OBJECTIVE →
Would you return the run of lines that starts at the one with "Clone this chart in Apache ECharts." and ends at the one with "const axisTitle = 'Completed\nBuildings';", ends included, exactly as written and without the images?
☆ ☆ ☆ ☆
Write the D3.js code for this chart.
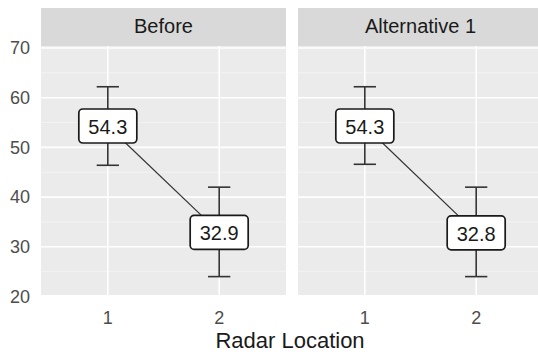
<!DOCTYPE html>
<html>
<head>
<meta charset="utf-8">
<script src="https://cdn.jsdelivr.net/npm/d3@7"></script>
<style>
  body { margin: 0; background: #fff; }
  text { font-family: "Liberation Sans", Arial, sans-serif; }
</style>
</head>
<body>
<div id="chart"></div>
<script>
// data
var panels = ["Before", "Alternative 1"]
var locations = ["1", "2"]
var meanBefore = [54.3, 32.9]
var upperBefore = [62.2, 42.0]
var lowerBefore = [46.4, 24.0]
var meanAlt = [54.3, 32.8]
var upperAlt = [62.2, 42.0]
var lowerAlt = [46.6, 24.0]
var yTicks = [20, 30, 40, 50, 60, 70]
var yMinor = [25, 35, 45, 55, 65]

var series = [
    { name: panels[0], mean: meanBefore, upper: upperBefore, lower: lowerBefore },
    { name: panels[1], mean: meanAlt, upper: upperAlt, lower: lowerAlt }
]

var width = 538, height = 356
var panelTop = 46, panelBottom = 295, stripTop = 8
var panelW = 245, panelGap = 12, firstLeft = 41

let svg = d3.select("#chart").append("svg")
    .attr("width", width)
    .attr("height", height)

let y = d3.scaleLinear().domain([20.3, 70.4]).range([panelBottom, panelTop])

svg.append("clipPath").attr("id", "clipAll")
    .append("rect").attr("x", 0).attr("y", panelTop).attr("width", width).attr("height", panelBottom - panelTop)

// y axis labels (only on the left)
svg.selectAll(".ylab")
    .data(yTicks)
    .enter()
    .append("text")
    .attr("x", 30)
    .attr("y", d => y(d) + 1.5)
    .attr("text-anchor", "end")
    .attr("dominant-baseline", "middle")
    .attr("font-size", 18)
    .attr("fill", "#4d4d4d")
    .text(d => d)

series.forEach(function(s, i) {
    let left = firstLeft + i * (panelW + panelGap)
    let x = d3.scalePoint().domain(locations).range([left, left + panelW]).padding(0.6)
    let barW = x.step() * 0.2

    let g = svg.append("g")

    // strip
    g.append("rect")
        .attr("x", left).attr("y", stripTop)
        .attr("width", panelW).attr("height", panelTop - stripTop)
        .attr("fill", "#d9d9d9")
    g.append("text")
        .attr("x", left + panelW / 2)
        .attr("y", (stripTop + panelTop) / 2 + 1)
        .attr("text-anchor", "middle")
        .attr("dominant-baseline", "middle")
        .attr("font-size", 20)
        .attr("fill", "#1a1a1a")
        .text(s.name)

    // panel background + grid
    let p = g.append("g").attr("clip-path", "url(#clipAll)")
    p.append("rect")
        .attr("x", left).attr("y", panelTop)
        .attr("width", panelW).attr("height", panelBottom - panelTop)
        .attr("fill", "#ebebeb")
    p.selectAll(".minor")
        .data(yMinor)
        .enter()
        .append("line")
        .attr("x1", left).attr("x2", left + panelW)
        .attr("y1", d => y(d)).attr("y2", d => y(d))
        .attr("stroke", "#f5f5f5").attr("stroke-width", 0.8)
    p.selectAll(".major")
        .data(yTicks)
        .enter()
        .append("line")
        .attr("x1", left).attr("x2", left + panelW)
        .attr("y1", d => y(d)).attr("y2", d => y(d))
        .attr("stroke", "#fff").attr("stroke-width", 1.6)
    p.selectAll(".vgrid")
        .data(locations)
        .enter()
        .append("line")
        .attr("x1", d => x(d)).attr("x2", d => x(d))
        .attr("y1", panelTop).attr("y2", panelBottom)
        .attr("stroke", "#fff").attr("stroke-width", 1.6)

    let pts = locations.map((loc, j) => ({ loc: loc, mean: s.mean[j], upper: s.upper[j], lower: s.lower[j] }))

    // error bars
    let eb = g.selectAll(".eb").data(pts).enter().append("g")
        .attr("stroke", "#333").attr("stroke-width", 1.6)
    eb.append("line")
        .attr("x1", d => x(d.loc)).attr("x2", d => x(d.loc))
        .attr("y1", d => y(d.upper)).attr("y2", d => y(d.lower))
    eb.append("line")
        .attr("x1", d => x(d.loc) - barW / 2).attr("x2", d => x(d.loc) + barW / 2)
        .attr("y1", d => y(d.upper)).attr("y2", d => y(d.upper))
    eb.append("line")
        .attr("x1", d => x(d.loc) - barW / 2).attr("x2", d => x(d.loc) + barW / 2)
        .attr("y1", d => y(d.lower)).attr("y2", d => y(d.lower))

    // connecting line
    g.append("path")
        .datum(pts)
        .attr("d", d3.line().x(d => x(d.loc)).y(d => y(d.mean)))
        .attr("fill", "none")
        .attr("stroke", "#333")
        .attr("stroke-width", 1.2)

    // labels
    let lab = g.selectAll(".lab").data(pts).enter().append("g")
        .attr("transform", d => "translate(" + x(d.loc) + "," + y(d.mean) + ")")
    lab.append("rect")
        .attr("x", -29).attr("y", -17)
        .attr("width", 58).attr("height", 34)
        .attr("rx", 4)
        .attr("fill", "#fff")
        .attr("stroke", "#1a1a1a")
        .attr("stroke-width", 1.7)
    lab.append("text")
        .attr("text-anchor", "middle")
        .attr("dominant-baseline", "central")
        .attr("y", 1)
        .attr("font-size", 20)
        .attr("fill", "#1a1a1a")
        .text(d => d.mean.toFixed(1))

    // x tick labels
    g.selectAll(".xlab")
        .data(locations)
        .enter()
        .append("text")
        .attr("x", d => x(d))
        .attr("y", 324)
        .attr("text-anchor", "middle")
        .attr("font-size", 18)
        .attr("fill", "#4d4d4d")
        .text(d => d)
})

// axis title
svg.append("text")
    .attr("x", 290)
    .attr("y", 348)
    .attr("text-anchor", "middle")
    .attr("font-size", 22)
    .attr("fill", "#1a1a1a")
    .text("Radar Location")
</script>
</body>
</html>
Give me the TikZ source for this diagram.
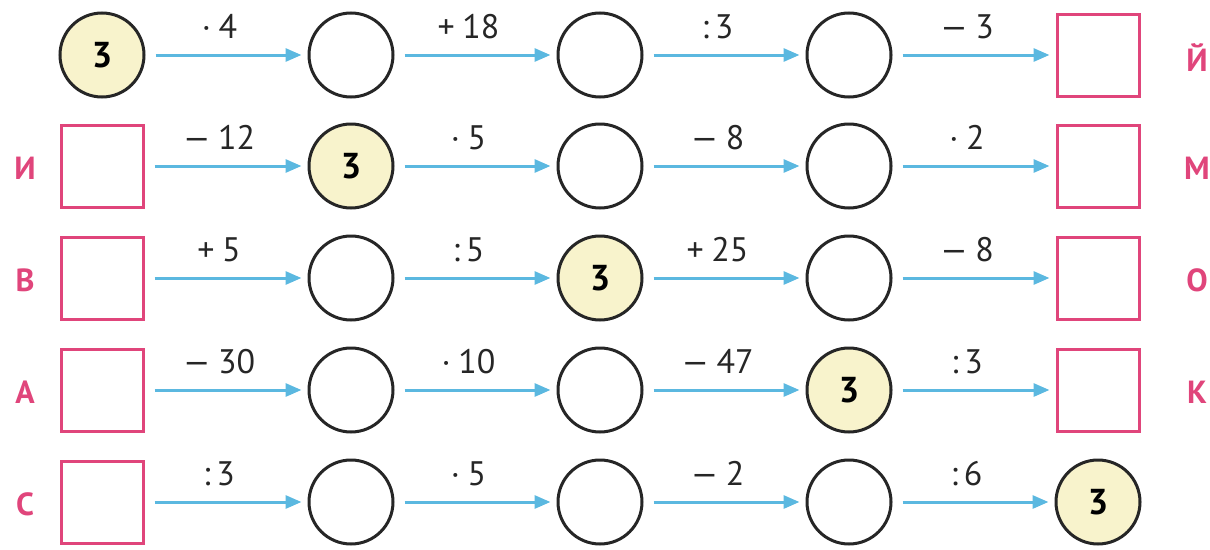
\documentclass[tikz,border=0pt]{standalone}
\usepackage{fontspec}
\setmainfont{PT Sans}
\usetikzlibrary{arrows.meta}
\definecolor{pinkc}{HTML}{E0457B}
\definecolor{bluec}{HTML}{5BB8E0}
\definecolor{yellc}{HTML}{F8F3CC}
\newcommand{\opgap}{\hspace{0.22em}}
\tikzset{
  x=1pt,y=-1pt,
  ring/.style={circle,draw=black!85,line width=3pt,minimum size=84pt,inner sep=0pt,fill=white},
  given/.style={ring,fill=yellc,font=\fontsize{36}{36}\selectfont\bfseries},
  answer/.style={rectangle,draw=pinkc,line width=3pt,minimum size=82pt,inner sep=0pt,fill=white},
  letter/.style={text=pinkc,font=\fontsize{32}{32}\selectfont\bfseries},
  op/.style={font=\fontsize{34}{34}\selectfont,text=black!85,inner sep=0pt},
  link/.style={draw=bluec,line width=3pt,-{Triangle[length=16pt,width=13pt]},shorten <=10pt,shorten >=6pt},
}
\begin{document}
\begin{tikzpicture}
\useasboundingbox (0,0) rectangle (1210,549);
% row 1
\node[given] (a1) at (102,55) {3};
\node[ring] (a2) at (351,55) {};
\node[ring] (a3) at (600,55) {};
\node[ring] (a4) at (849,55) {};
\node[answer] (a5) at (1098,55) {};
\node[letter] (la) at (1197,58) {Й};
% row 2
\node[letter] (lb0) at (25,168) {И};
\node[answer] (b1) at (102,166) {};
\node[given] (b2) at (351,166) {3};
\node[ring] (b3) at (600,166) {};
\node[ring] (b4) at (849,166) {};
\node[answer] (b5) at (1098,166) {};
\node[letter] (lb) at (1197,168) {М};
% row 3
\node[letter] (lc0) at (25,280) {В};
\node[answer] (c1) at (102,278) {};
\node[ring] (c2) at (351,278) {};
\node[given] (c3) at (600,278) {3};
\node[ring] (c4) at (849,278) {};
\node[answer] (c5) at (1098,278) {};
\node[letter] (lc) at (1197,280) {О};
% row 4
\node[letter] (ld0) at (25,392) {А};
\node[answer] (d1) at (102,390) {};
\node[ring] (d2) at (351,390) {};
\node[ring] (d3) at (600,390) {};
\node[given] (d4) at (849,390) {3};
\node[answer] (d5) at (1098,390) {};
\node[letter] (ld) at (1197,392) {К};
% row 5
\node[letter] (le0) at (25,504) {С};
\node[answer] (e1) at (102,502) {};
\node[ring] (e2) at (351,502) {};
\node[ring] (e3) at (600,502) {};
\node[ring] (e4) at (849,502) {};
\node[given] (e5) at (1098,502) {3};
% arrows and labels
\foreach \r/\la/\lb/\lc/\ld in {a/{·\opgap4}/{+\opgap18}/{:\,3}/{—\opgap3},
                               b/{—\opgap12}/{·\opgap5}/{—\opgap8}/{·\opgap2},
                               c/{+\opgap5}/{:\,5}/{+\opgap25}/{—\opgap8},
                               d/{—\opgap30}/{·\opgap10}/{—\opgap47}/{:\,3},
                               e/{:\,3}/{·\opgap5}/{—\opgap2}/{:\,6}}{
  \path[link] (\r1) -- node[op,above=15pt,xshift=-7pt] {\la} (\r2);
  \path[link] (\r2) -- node[op,above=15pt,xshift=-7pt] {\lb} (\r3);
  \path[link] (\r3) -- node[op,above=15pt,xshift=-7pt] {\lc} (\r4);
  \path[link] (\r4) -- node[op,above=15pt,xshift=-7pt] {\ld} (\r5);
}
\end{tikzpicture}
\end{document}
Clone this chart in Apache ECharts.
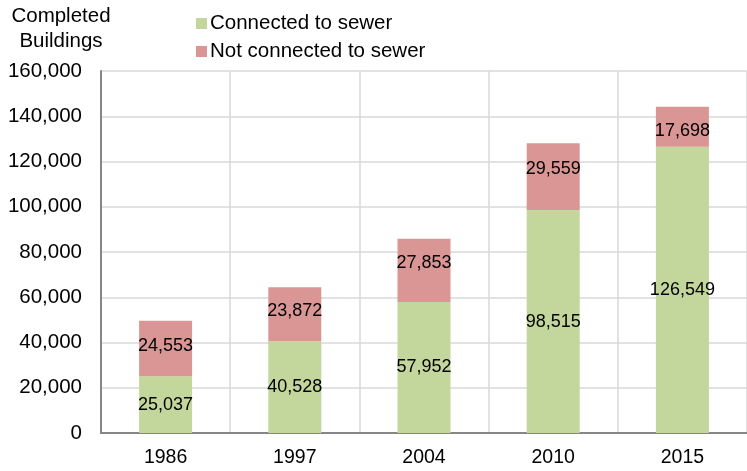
<!DOCTYPE html>
<html><head><meta charset="utf-8">
<script src="https://cdn.jsdelivr.net/npm/echarts@6/dist/echarts.min.js"></script>
<style>html,body{margin:0;padding:0;background:#fff}#c{width:747px;height:471px}</style>
</head><body><div id="c"></div>
<script>
const categories = ['1986', '1997', '2004', '2010', '2015'];
const connected = [25037, 40528, 57952, 98515, 126549];
const notConnected = [24553, 23872, 27853, 29559, 17698];
const notConnectedLabelShift = [-3, -3, -7, -8, 4];
const seriesNames = ['Connected to sewer', 'Not connected to sewer'];
const axisTitle = 'Completed\nBuildings';

const FONT = '"Liberation Sans", Arial, sans-serif';
const chart = echarts.init(document.getElementById('c'));
const fmt = v => v.toLocaleString('en-US');
const labelCfg = {
  show: true, position: 'inside', color: '#000', fontFamily: FONT, fontSize: 18,
  formatter: p => fmt(p.value)
};
chart.setOption({
  animation: false,
  textStyle: { fontFamily: FONT },
  graphic: [{
    type: 'text', x: 61, y: 4,
    style: { text: axisTitle, font: '20.5px ' + FONT, fill: '#000', align: 'center', verticalAlign: 'top', lineHeight: 25 }
  }],
  legend: {
    orient: 'vertical', left: 191, top: 8, itemWidth: 11, itemHeight: 11, itemGap: 7,
    icon: 'rect',
    textStyle: { fontFamily: FONT, fontSize: 20.5, color: '#000', padding: [0, 0, 0, -2] },
    data: seriesNames
  },
  grid: { left: 101, right: -9, top: 71, bottom: 38, containLabel: false },
  xAxis: {
    type: 'category', data: categories,
    axisLine: { lineStyle: { color: '#868686', width: 2 } },
    axisTick: { show: false },
    axisLabel: { color: '#000', fontSize: 19.5, fontFamily: FONT, margin: 15 },
    splitLine: { show: true, lineStyle: { color: '#d9d9d9', width: 1.5 } }
  },
  yAxis: {
    type: 'value', min: 0, max: 160000, interval: 20000,
    axisLine: { show: true, lineStyle: { color: '#868686', width: 2 } },
    axisTick: { show: false },
    axisLabel: { color: '#000', fontSize: 20.5, fontFamily: FONT, margin: 19, formatter: v => fmt(v) },
    splitLine: { show: true, lineStyle: { color: '#d9d9d9', width: 1.5 } }
  },
  series: [
    { name: seriesNames[0], type: 'bar', stack: 's', data: connected, barWidth: 53,
      itemStyle: { color: '#C3D69B' }, label: labelCfg },
    { name: seriesNames[1], type: 'bar', stack: 's', barWidth: 53,
      data: notConnected.map((v, i) => ({ value: v, label: { offset: [0, notConnectedLabelShift[i]] } })),
      itemStyle: { color: '#D99694' }, label: labelCfg }
  ]
});
</script></body></html>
☆ ☆ ☆ ☆
SOLUTION TO THE PROBLEM →
Clone this chart in Apache ECharts.
<!DOCTYPE html>
<html><head><meta charset="utf-8">
<script src="https://cdn.jsdelivr.net/npm/echarts@6/dist/echarts.min.js"></script>
<style>html,body{margin:0;padding:0;background:#fff}#c{width:747px;height:471px}</style>
</head><body><div id="c"></div>
<script>
const categories = ['1986', '1997', '2004', '2010', '2015'];
const connected = [25037, 40528, 57952, 98515, 126549];
const notConnected = [24553, 23872, 27853, 29559, 17698];
const notConnectedLabelShift = [-3, -3, -7, -8, 4];
const seriesNames = ['Connected to sewer', 'Not connected to sewer'];
const axisTitle = 'Completed\nBuildings';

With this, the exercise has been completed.